* Start THE INPUT *
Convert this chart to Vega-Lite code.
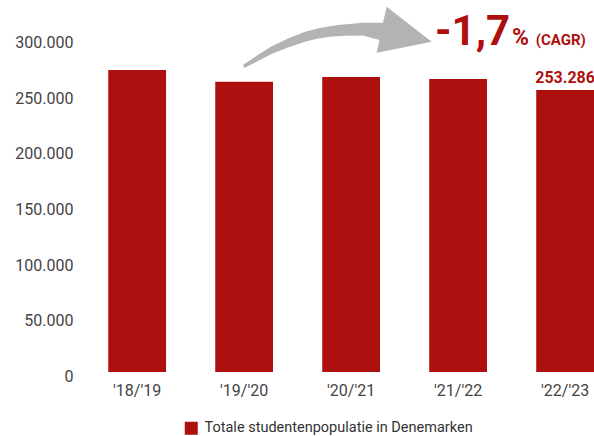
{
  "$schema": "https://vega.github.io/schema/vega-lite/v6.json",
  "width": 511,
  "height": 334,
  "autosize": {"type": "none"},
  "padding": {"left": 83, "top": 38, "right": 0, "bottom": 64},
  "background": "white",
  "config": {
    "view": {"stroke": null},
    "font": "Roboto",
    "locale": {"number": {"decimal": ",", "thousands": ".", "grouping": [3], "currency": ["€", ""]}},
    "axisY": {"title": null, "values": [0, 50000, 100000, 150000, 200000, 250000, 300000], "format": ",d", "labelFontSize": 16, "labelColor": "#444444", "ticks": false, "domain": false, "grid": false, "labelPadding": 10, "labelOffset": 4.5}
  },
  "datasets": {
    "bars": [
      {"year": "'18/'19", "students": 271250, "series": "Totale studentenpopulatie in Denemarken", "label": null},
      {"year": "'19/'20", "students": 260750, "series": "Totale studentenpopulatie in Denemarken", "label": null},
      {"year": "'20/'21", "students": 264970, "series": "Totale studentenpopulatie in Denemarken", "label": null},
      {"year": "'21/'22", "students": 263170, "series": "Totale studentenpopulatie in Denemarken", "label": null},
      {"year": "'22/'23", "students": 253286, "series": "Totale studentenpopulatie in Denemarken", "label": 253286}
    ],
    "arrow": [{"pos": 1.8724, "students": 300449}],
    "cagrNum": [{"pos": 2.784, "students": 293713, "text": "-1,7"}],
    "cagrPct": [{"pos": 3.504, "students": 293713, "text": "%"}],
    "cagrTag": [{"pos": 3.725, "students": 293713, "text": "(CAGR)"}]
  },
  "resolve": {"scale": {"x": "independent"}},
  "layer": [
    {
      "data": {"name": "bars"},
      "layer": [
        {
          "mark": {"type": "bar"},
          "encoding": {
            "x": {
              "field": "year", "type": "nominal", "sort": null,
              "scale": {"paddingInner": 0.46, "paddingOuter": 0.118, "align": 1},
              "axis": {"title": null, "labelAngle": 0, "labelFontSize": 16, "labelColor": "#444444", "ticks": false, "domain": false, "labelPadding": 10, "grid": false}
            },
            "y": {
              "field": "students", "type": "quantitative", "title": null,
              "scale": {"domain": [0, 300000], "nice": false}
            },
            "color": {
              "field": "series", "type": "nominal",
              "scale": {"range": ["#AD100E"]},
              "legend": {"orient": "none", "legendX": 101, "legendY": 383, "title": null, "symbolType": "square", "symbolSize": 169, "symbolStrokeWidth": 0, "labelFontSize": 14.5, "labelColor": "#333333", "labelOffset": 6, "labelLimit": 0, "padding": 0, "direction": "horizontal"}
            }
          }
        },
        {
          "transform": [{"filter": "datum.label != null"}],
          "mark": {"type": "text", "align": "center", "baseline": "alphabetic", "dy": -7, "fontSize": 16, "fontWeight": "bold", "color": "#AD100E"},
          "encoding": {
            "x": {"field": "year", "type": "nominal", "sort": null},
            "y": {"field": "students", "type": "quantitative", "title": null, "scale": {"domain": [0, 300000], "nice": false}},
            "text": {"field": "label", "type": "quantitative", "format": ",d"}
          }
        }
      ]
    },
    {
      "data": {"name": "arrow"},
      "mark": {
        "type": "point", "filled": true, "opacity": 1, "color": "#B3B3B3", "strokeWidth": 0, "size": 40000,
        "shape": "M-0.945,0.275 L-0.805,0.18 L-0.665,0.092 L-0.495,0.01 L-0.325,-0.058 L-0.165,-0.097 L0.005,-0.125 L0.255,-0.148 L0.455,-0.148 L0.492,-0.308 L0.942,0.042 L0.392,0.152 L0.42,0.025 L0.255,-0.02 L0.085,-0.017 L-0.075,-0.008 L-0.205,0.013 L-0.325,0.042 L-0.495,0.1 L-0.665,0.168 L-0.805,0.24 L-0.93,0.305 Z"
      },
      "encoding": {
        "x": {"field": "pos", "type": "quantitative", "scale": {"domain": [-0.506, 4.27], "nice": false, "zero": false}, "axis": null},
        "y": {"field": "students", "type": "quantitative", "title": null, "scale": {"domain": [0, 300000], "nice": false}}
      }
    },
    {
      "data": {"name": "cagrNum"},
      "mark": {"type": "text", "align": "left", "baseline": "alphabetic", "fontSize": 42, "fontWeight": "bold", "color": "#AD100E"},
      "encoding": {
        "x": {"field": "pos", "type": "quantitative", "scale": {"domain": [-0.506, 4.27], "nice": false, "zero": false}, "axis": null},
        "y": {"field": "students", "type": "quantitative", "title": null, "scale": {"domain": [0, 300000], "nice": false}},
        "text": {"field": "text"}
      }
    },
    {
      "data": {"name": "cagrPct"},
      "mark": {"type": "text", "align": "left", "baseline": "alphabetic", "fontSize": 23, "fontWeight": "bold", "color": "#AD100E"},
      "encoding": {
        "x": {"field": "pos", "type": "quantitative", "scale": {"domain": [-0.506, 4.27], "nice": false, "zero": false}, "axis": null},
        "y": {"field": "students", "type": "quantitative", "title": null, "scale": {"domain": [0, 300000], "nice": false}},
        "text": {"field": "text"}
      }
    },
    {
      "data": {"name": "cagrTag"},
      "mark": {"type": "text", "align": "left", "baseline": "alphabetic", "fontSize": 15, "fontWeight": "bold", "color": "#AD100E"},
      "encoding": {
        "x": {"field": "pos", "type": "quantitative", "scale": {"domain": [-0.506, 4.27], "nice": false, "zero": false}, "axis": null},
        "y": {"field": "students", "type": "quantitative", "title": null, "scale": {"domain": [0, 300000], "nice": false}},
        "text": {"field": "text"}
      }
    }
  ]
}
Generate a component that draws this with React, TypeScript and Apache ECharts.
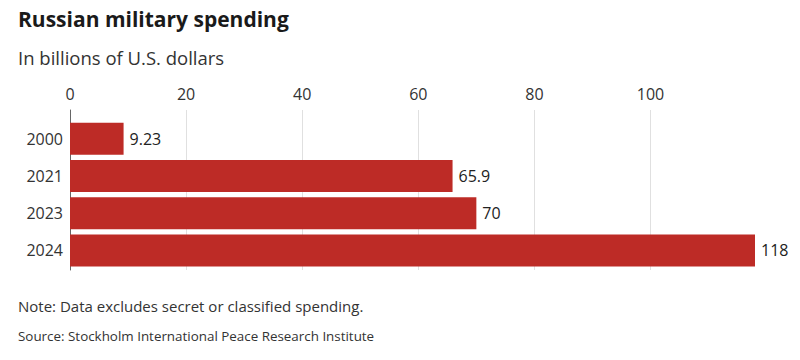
* End THE INPUT *
## EXERCISE TASK
The records above must be printed exactly; the pictures stay out.

## EXPECTED ANSWER
Convert this chart to Vega-Lite code.
{
  "$schema": "https://vega.github.io/schema/vega-lite/v6.json",
  "width": 511,
  "height": 334,
  "autosize": {"type": "none"},
  "padding": {"left": 83, "top": 38, "right": 0, "bottom": 64},
  "background": "white",
  "config": {
    "view": {"stroke": null},
    "font": "Roboto",
    "locale": {"number": {"decimal": ",", "thousands": ".", "grouping": [3], "currency": ["€", ""]}},
    "axisY": {"title": null, "values": [0, 50000, 100000, 150000, 200000, 250000, 300000], "format": ",d", "labelFontSize": 16, "labelColor": "#444444", "ticks": false, "domain": false, "grid": false, "labelPadding": 10, "labelOffset": 4.5}
  },
  "datasets": {
    "bars": [
      {"year": "'18/'19", "students": 271250, "series": "Totale studentenpopulatie in Denemarken", "label": null},
      {"year": "'19/'20", "students": 260750, "series": "Totale studentenpopulatie in Denemarken", "label": null},
      {"year": "'20/'21", "students": 264970, "series": "Totale studentenpopulatie in Denemarken", "label": null},
      {"year": "'21/'22", "students": 263170, "series": "Totale studentenpopulatie in Denemarken", "label": null},
      {"year": "'22/'23", "students": 253286, "series": "Totale studentenpopulatie in Denemarken", "label": 253286}
    ],
    "arrow": [{"pos": 1.8724, "students": 300449}],
    "cagrNum": [{"pos": 2.784, "students": 293713, "text": "-1,7"}],
    "cagrPct": [{"pos": 3.504, "students": 293713, "text": "%"}],
    "cagrTag": [{"pos": 3.725, "students": 293713, "text": "(CAGR)"}]
  },
  "resolve": {"scale": {"x": "independent"}},
  "layer": [
    {
      "data": {"name": "bars"},
      "layer": [
        {
          "mark": {"type": "bar"},
          "encoding": {
            "x": {
              "field": "year", "type": "nominal", "sort": null,
              "scale": {"paddingInner": 0.46, "paddingOuter": 0.118, "align": 1},
              "axis": {"title": null, "labelAngle": 0, "labelFontSize": 16, "labelColor": "#444444", "ticks": false, "domain": false, "labelPadding": 10, "grid": false}
            },
            "y": {
              "field": "students", "type": "quantitative", "title": null,
              "scale": {"domain": [0, 300000], "nice": false}
            },
            "color": {
              "field": "series", "type": "nominal",
              "scale": {"range": ["#AD100E"]},
              "legend": {"orient": "none", "legendX": 101, "legendY": 383, "title": null, "symbolType": "square", "symbolSize": 169, "symbolStrokeWidth": 0, "labelFontSize": 14.5, "labelColor": "#333333", "labelOffset": 6, "labelLimit": 0, "padding": 0, "direction": "horizontal"}
            }
          }
        },
        {
          "transform": [{"filter": "datum.label != null"}],
          "mark": {"type": "text", "align": "center", "baseline": "alphabetic", "dy": -7, "fontSize": 16, "fontWeight": "bold", "color": "#AD100E"},
          "encoding": {
            "x": {"field": "year", "type": "nominal", "sort": null},
            "y": {"field": "students", "type": "quantitative", "title": null, "scale": {"domain": [0, 300000], "nice": false}},
            "text": {"field": "label", "type": "quantitative", "format": ",d"}
          }
        }
      ]
    },
    {
      "data": {"name": "arrow"},
      "mark": {
        "type": "point", "filled": true, "opacity": 1, "color": "#B3B3B3", "strokeWidth": 0, "size": 40000,
        "shape": "M-0.945,0.275 L-0.805,0.18 L-0.665,0.092 L-0.495,0.01 L-0.325,-0.058 L-0.165,-0.097 L0.005,-0.125 L0.255,-0.148 L0.455,-0.148 L0.492,-0.308 L0.942,0.042 L0.392,0.152 L0.42,0.025 L0.255,-0.02 L0.085,-0.017 L-0.075,-0.008 L-0.205,0.013 L-0.325,0.042 L-0.495,0.1 L-0.665,0.168 L-0.805,0.24 L-0.93,0.305 Z"
      },
      "encoding": {
        "x": {"field": "pos", "type": "quantitative", "scale": {"domain": [-0.506, 4.27], "nice": false, "zero": false}, "axis": null},
        "y": {"field": "students", "type": "quantitative", "title": null, "scale": {"domain": [0, 300000], "nice": false}}
      }
    },
    {
      "data": {"name": "cagrNum"},
      "mark": {"type": "text", "align": "left", "baseline": "alphabetic", "fontSize": 42, "fontWeight": "bold", "color": "#AD100E"},
      "encoding": {
        "x": {"field": "pos", "type": "quantitative", "scale": {"domain": [-0.506, 4.27], "nice": false, "zero": false}, "axis": null},
        "y": {"field": "students", "type": "quantitative", "title": null, "scale": {"domain": [0, 300000], "nice": false}},
        "text": {"field": "text"}
      }
    },
    {
      "data": {"name": "cagrPct"},
      "mark": {"type": "text", "align": "left", "baseline": "alphabetic", "fontSize": 23, "fontWeight": "bold", "color": "#AD100E"},
      "encoding": {
        "x": {"field": "pos", "type": "quantitative", "scale": {"domain": [-0.506, 4.27], "nice": false, "zero": false}, "axis": null},
        "y": {"field": "students", "type": "quantitative", "title": null, "scale": {"domain": [0, 300000], "nice": false}},
        "text": {"field": "text"}
      }
    },
    {
      "data": {"name": "cagrTag"},
      "mark": {"type": "text", "align": "left", "baseline": "alphabetic", "fontSize": 15, "fontWeight": "bold", "color": "#AD100E"},
      "encoding": {
        "x": {"field": "pos", "type": "quantitative", "scale": {"domain": [-0.506, 4.27], "nice": false, "zero": false}, "axis": null},
        "y": {"field": "students", "type": "quantitative", "title": null, "scale": {"domain": [0, 300000], "nice": false}},
        "text": {"field": "text"}
      }
    }
  ]
}
Generate a component that draws this with React, TypeScript and Apache ECharts.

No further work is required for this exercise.